| Given instruction |
Repeat every line of the data exactly, but not the pictures.

── Source data

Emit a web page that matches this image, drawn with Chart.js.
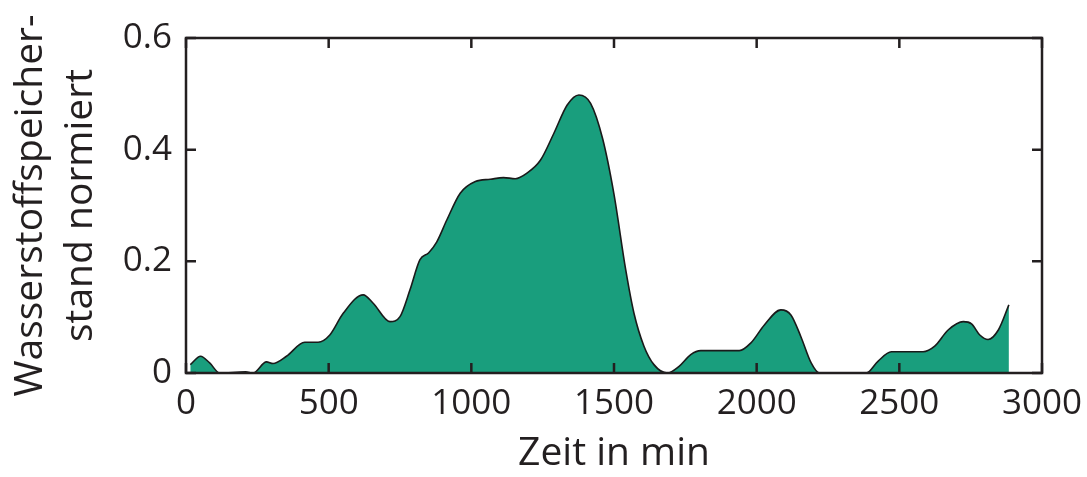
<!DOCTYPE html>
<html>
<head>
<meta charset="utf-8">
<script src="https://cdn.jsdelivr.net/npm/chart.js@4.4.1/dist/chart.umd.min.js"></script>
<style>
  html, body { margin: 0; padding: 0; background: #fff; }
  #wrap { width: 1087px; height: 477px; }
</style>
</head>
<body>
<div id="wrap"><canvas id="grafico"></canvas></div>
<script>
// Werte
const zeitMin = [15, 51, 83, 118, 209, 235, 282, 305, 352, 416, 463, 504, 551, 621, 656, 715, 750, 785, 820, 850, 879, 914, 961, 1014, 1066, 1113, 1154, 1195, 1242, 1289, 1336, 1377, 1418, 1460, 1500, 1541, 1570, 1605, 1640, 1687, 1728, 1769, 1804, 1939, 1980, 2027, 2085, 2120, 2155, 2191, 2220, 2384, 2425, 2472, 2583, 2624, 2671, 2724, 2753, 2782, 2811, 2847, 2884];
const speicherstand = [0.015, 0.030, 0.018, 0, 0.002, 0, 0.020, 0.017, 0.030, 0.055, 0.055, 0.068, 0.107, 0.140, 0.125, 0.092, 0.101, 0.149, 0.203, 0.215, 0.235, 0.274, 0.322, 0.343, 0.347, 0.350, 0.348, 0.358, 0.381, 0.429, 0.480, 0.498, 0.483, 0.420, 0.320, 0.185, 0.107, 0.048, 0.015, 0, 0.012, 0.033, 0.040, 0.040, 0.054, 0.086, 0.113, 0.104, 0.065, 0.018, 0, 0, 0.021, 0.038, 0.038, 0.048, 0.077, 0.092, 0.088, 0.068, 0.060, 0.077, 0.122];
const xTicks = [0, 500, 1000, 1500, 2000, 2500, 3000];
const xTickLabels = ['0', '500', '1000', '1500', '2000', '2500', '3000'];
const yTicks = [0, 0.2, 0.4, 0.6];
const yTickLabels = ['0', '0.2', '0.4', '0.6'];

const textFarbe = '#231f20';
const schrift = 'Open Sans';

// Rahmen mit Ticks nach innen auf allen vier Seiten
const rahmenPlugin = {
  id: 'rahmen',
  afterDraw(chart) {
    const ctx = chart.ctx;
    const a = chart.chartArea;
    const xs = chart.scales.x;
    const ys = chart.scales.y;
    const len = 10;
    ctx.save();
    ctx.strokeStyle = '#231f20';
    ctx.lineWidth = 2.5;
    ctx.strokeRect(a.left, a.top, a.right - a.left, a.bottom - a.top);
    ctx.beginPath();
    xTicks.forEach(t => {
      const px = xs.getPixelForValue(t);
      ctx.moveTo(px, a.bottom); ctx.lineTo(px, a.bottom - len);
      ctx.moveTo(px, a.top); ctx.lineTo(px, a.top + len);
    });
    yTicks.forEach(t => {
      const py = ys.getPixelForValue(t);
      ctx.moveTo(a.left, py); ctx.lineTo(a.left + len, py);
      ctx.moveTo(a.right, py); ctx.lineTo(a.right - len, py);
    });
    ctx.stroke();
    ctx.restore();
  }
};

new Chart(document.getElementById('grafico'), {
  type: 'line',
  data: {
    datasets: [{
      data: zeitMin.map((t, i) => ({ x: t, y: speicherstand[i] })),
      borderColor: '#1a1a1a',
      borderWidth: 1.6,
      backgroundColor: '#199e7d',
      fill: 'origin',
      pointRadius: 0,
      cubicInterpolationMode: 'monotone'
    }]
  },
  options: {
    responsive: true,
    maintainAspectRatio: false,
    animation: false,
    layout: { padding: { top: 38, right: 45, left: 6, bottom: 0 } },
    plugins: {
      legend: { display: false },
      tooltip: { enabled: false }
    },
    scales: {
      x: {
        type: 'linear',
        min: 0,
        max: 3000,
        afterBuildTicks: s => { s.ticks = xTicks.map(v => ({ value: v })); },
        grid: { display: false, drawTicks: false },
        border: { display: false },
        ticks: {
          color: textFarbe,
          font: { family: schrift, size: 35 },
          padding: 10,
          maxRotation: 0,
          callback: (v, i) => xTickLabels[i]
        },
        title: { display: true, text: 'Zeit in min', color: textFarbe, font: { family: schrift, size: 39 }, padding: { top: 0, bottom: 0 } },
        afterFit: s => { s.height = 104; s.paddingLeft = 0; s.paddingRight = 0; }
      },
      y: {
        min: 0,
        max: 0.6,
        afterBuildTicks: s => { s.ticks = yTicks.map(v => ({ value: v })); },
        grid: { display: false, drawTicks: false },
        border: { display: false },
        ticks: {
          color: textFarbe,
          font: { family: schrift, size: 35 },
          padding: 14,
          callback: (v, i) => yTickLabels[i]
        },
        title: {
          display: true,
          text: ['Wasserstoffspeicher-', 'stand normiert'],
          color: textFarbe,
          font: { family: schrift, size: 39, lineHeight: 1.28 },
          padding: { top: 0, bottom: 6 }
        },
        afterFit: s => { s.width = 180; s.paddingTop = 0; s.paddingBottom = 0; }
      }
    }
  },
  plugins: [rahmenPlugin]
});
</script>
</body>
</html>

────

| Answer to the exercise |
Emit a web page that matches this image, drawn with Chart.js.
<!DOCTYPE html>
<html>
<head>
<meta charset="utf-8">
<script src="https://cdn.jsdelivr.net/npm/chart.js@4.4.1/dist/chart.umd.min.js"></script>
<style>
  html, body { margin: 0; padding: 0; background: #fff; }
  #wrap { width: 1087px; height: 477px; }
</style>
</head>
<body>
<div id="wrap"><canvas id="grafico"></canvas></div>
<script>
// Werte
const zeitMin = [15, 51, 83, 118, 209, 235, 282, 305, 352, 416, 463, 504, 551, 621, 656, 715, 750, 785, 820, 850, 879, 914, 961, 1014, 1066, 1113, 1154, 1195, 1242, 1289, 1336, 1377, 1418, 1460, 1500, 1541, 1570, 1605, 1640, 1687, 1728, 1769, 1804, 1939, 1980, 2027, 2085, 2120, 2155, 2191, 2220, 2384, 2425, 2472, 2583, 2624, 2671, 2724, 2753, 2782, 2811, 2847, 2884];
const speicherstand = [0.015, 0.030, 0.018, 0, 0.002, 0, 0.020, 0.017, 0.030, 0.055, 0.055, 0.068, 0.107, 0.140, 0.125, 0.092, 0.101, 0.149, 0.203, 0.215, 0.235, 0.274, 0.322, 0.343, 0.347, 0.350, 0.348, 0.358, 0.381, 0.429, 0.480, 0.498, 0.483, 0.420, 0.320, 0.185, 0.107, 0.048, 0.015, 0, 0.012, 0.033, 0.040, 0.040, 0.054, 0.086, 0.113, 0.104, 0.065, 0.018, 0, 0, 0.021, 0.038, 0.038, 0.048, 0.077, 0.092, 0.088, 0.068, 0.060, 0.077, 0.122];
const xTicks = [0, 500, 1000, 1500, 2000, 2500, 3000];
const xTickLabels = ['0', '500', '1000', '1500', '2000', '2500', '3000'];
const yTicks = [0, 0.2, 0.4, 0.6];
const yTickLabels = ['0', '0.2', '0.4', '0.6'];

const textFarbe = '#231f20';
const schrift = 'Open Sans';

// Rahmen mit Ticks nach innen auf allen vier Seiten
const rahmenPlugin = {
  id: 'rahmen',
  afterDraw(chart) {
    const ctx = chart.ctx;
    const a = chart.chartArea;
    const xs = chart.scales.x;
    const ys = chart.scales.y;
    const len = 10;
    ctx.save();
    ctx.strokeStyle = '#231f20';
    ctx.lineWidth = 2.5;
    ctx.strokeRect(a.left, a.top, a.right - a.left, a.bottom - a.top);
    ctx.beginPath();
    xTicks.forEach(t => {
      const px = xs.getPixelForValue(t);
      ctx.moveTo(px, a.bottom); ctx.lineTo(px, a.bottom - len);
      ctx.moveTo(px, a.top); ctx.lineTo(px, a.top + len);
    });
    yTicks.forEach(t => {
      const py = ys.getPixelForValue(t);
      ctx.moveTo(a.left, py); ctx.lineTo(a.left + len, py);
      ctx.moveTo(a.right, py); ctx.lineTo(a.right - len, py);
    });
    ctx.stroke();
    ctx.restore();
  }
};

new Chart(document.getElementById('grafico'), {
  type: 'line',
  data: {
    datasets: [{
      data: zeitMin.map((t, i) => ({ x: t, y: speicherstand[i] })),
      borderColor: '#1a1a1a',
      borderWidth: 1.6,
      backgroundColor: '#199e7d',
      fill: 'origin',
      pointRadius: 0,
      cubicInterpolationMode: 'monotone'
    }]
  },
  options: {
    responsive: true,
    maintainAspectRatio: false,
    animation: false,
    layout: { padding: { top: 38, right: 45, left: 6, bottom: 0 } },
    plugins: {
      legend: { display: false },
      tooltip: { enabled: false }
    },
    scales: {
      x: {
        type: 'linear',
        min: 0,
        max: 3000,
        afterBuildTicks: s => { s.ticks = xTicks.map(v => ({ value: v })); },
        grid: { display: false, drawTicks: false },
        border: { display: false },
        ticks: {
          color: textFarbe,
          font: { family: schrift, size: 35 },
          padding: 10,
          maxRotation: 0,
          callback: (v, i) => xTickLabels[i]
        },
        title: { display: true, text: 'Zeit in min', color: textFarbe, font: { family: schrift, size: 39 }, padding: { top: 0, bottom: 0 } },
        afterFit: s => { s.height = 104; s.paddingLeft = 0; s.paddingRight = 0; }
      },
      y: {
        min: 0,
        max: 0.6,
        afterBuildTicks: s => { s.ticks = yTicks.map(v => ({ value: v })); },
        grid: { display: false, drawTicks: false },
        border: { display: false },
        ticks: {
          color: textFarbe,
          font: { family: schrift, size: 35 },
          padding: 14,
          callback: (v, i) => yTickLabels[i]
        },
        title: {
          display: true,
          text: ['Wasserstoffspeicher-', 'stand normiert'],
          color: textFarbe,
          font: { family: schrift, size: 39, lineHeight: 1.28 },
          padding: { top: 0, bottom: 6 }
        },
        afterFit: s => { s.width = 180; s.paddingTop = 0; s.paddingBottom = 0; }
      }
    }
  },
  plugins: [rahmenPlugin]
});
</script>
</body>
</html>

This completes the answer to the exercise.